For some reason, the readership is reluctant to jump on the B.B.B. (the boondocking bibs bandwagon)
XXXXX said…
On a serious note here, in the practice of meditation (which is the process of directing one's
attention inward,) there is an exercise one can engage in which is exactly what you describe, moving one's awareness to the external and then redirecting it to the internal. There's always an external, you know, even when snowbound. It can simply be the external quiet/stillness that one intends to keep their active awareness on. And then to redirect inward to focus on what is happening in one's mind...what are the thoughts, feelings, etc. that emerge spontaneously. I know this isn't really your thing. Just thought I'd mention it.
That is interesting, George. (I know nothing about meditation, proper.)
Anonymous said…
I think it’s rare nowadays for a cabin dweller or winter camper to fret much over “darkness and social isolation”. When cabin fever (internal emphasis) strikes, s/he simply connects to the internet or cranks up the sat antenna. Nevertheless, too much darkness even with outward connections can be daunting.This DVD, Alone in the Wilderness, about Dick Proenneke's 30 years of living alone in Alaska's wilderness, has always impressed me.

I looked at the website, Chris. But it seemed too much like ye olde "solitary loner with a beard and a tattered copy of Thoreau's Walden, with half the pages stuck together, if you know what I mean."

I know, I know, I am terrible at stereotyping. Maybe I would have to see his DVD to see I am being fair.
Anonymous said…
Yes, one does need to look at the DVD. What was impressive was that he built his cabin, furniture and everything he needed to live by hand, some things with tools he made himself. Anyway, it's not for everyone but it surely made me feel less than secure as a handyman. Chris
XXXXX said…
So what's the scoop on "Great Expectations?"
I am surprised that I have adapted to the prose style of Dickens. I used to think it was too turgid.

He has been criticized for Sentimentalism, but isn't everybody sentimental some of the time?

My favorite novels are not those that have the best plots -- I have accepted the fact that plots are just trite crowd-pleasing junk. But there are so many opportunities to sneak in important comments on 'how to live life' in the middle of a paragraph, and thus avoid obtrusive preaching.
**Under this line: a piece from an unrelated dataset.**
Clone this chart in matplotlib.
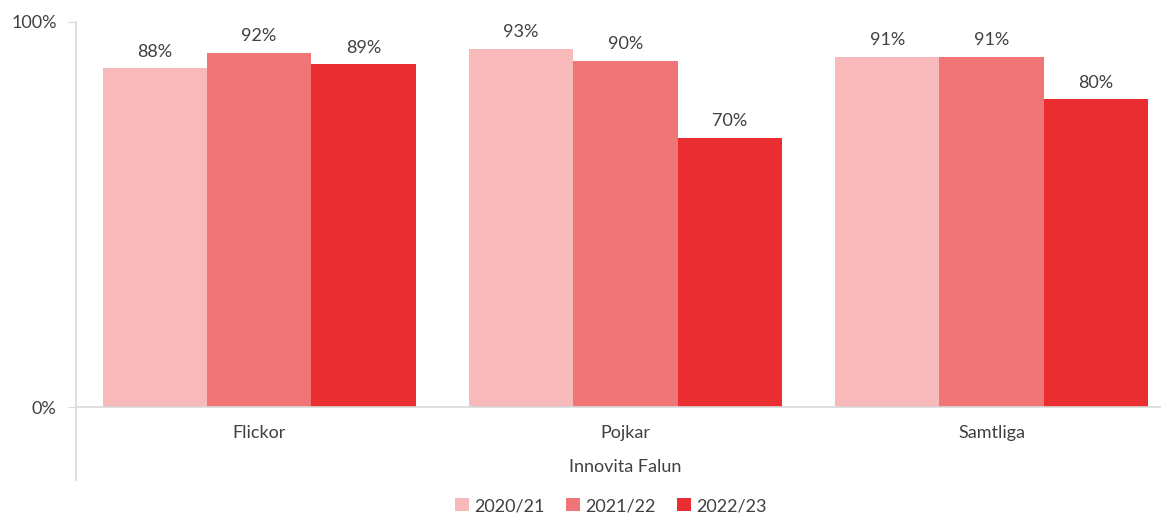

I think the novels of the 1700s (including Jane Austen) are better at this than Dickens.
XXXXX said…
I can see your point. I tend to like novels from the Gothic period which began in the late 1700's. I'm not talking about the current definition of "Gothic" here....that's just horror junk. Have you ever read "The Monk" by Matthew Gregory Lewis, written in 1796 I believe. It is credited as introducing the Gothic novel in England. More followed there though "The Monk" is a classic. Lewis was only 21 when he wrote it. It is a bit of the Faustian theme which is probably my #1 favorite plot of all time since it really does speak to the dark side of our human nature.
Can you give an example of Dickens sneaking in a worthwhile "how to live life" comment from "Great Expectations?" I appreciate such things as well. It has been a long time since I read it.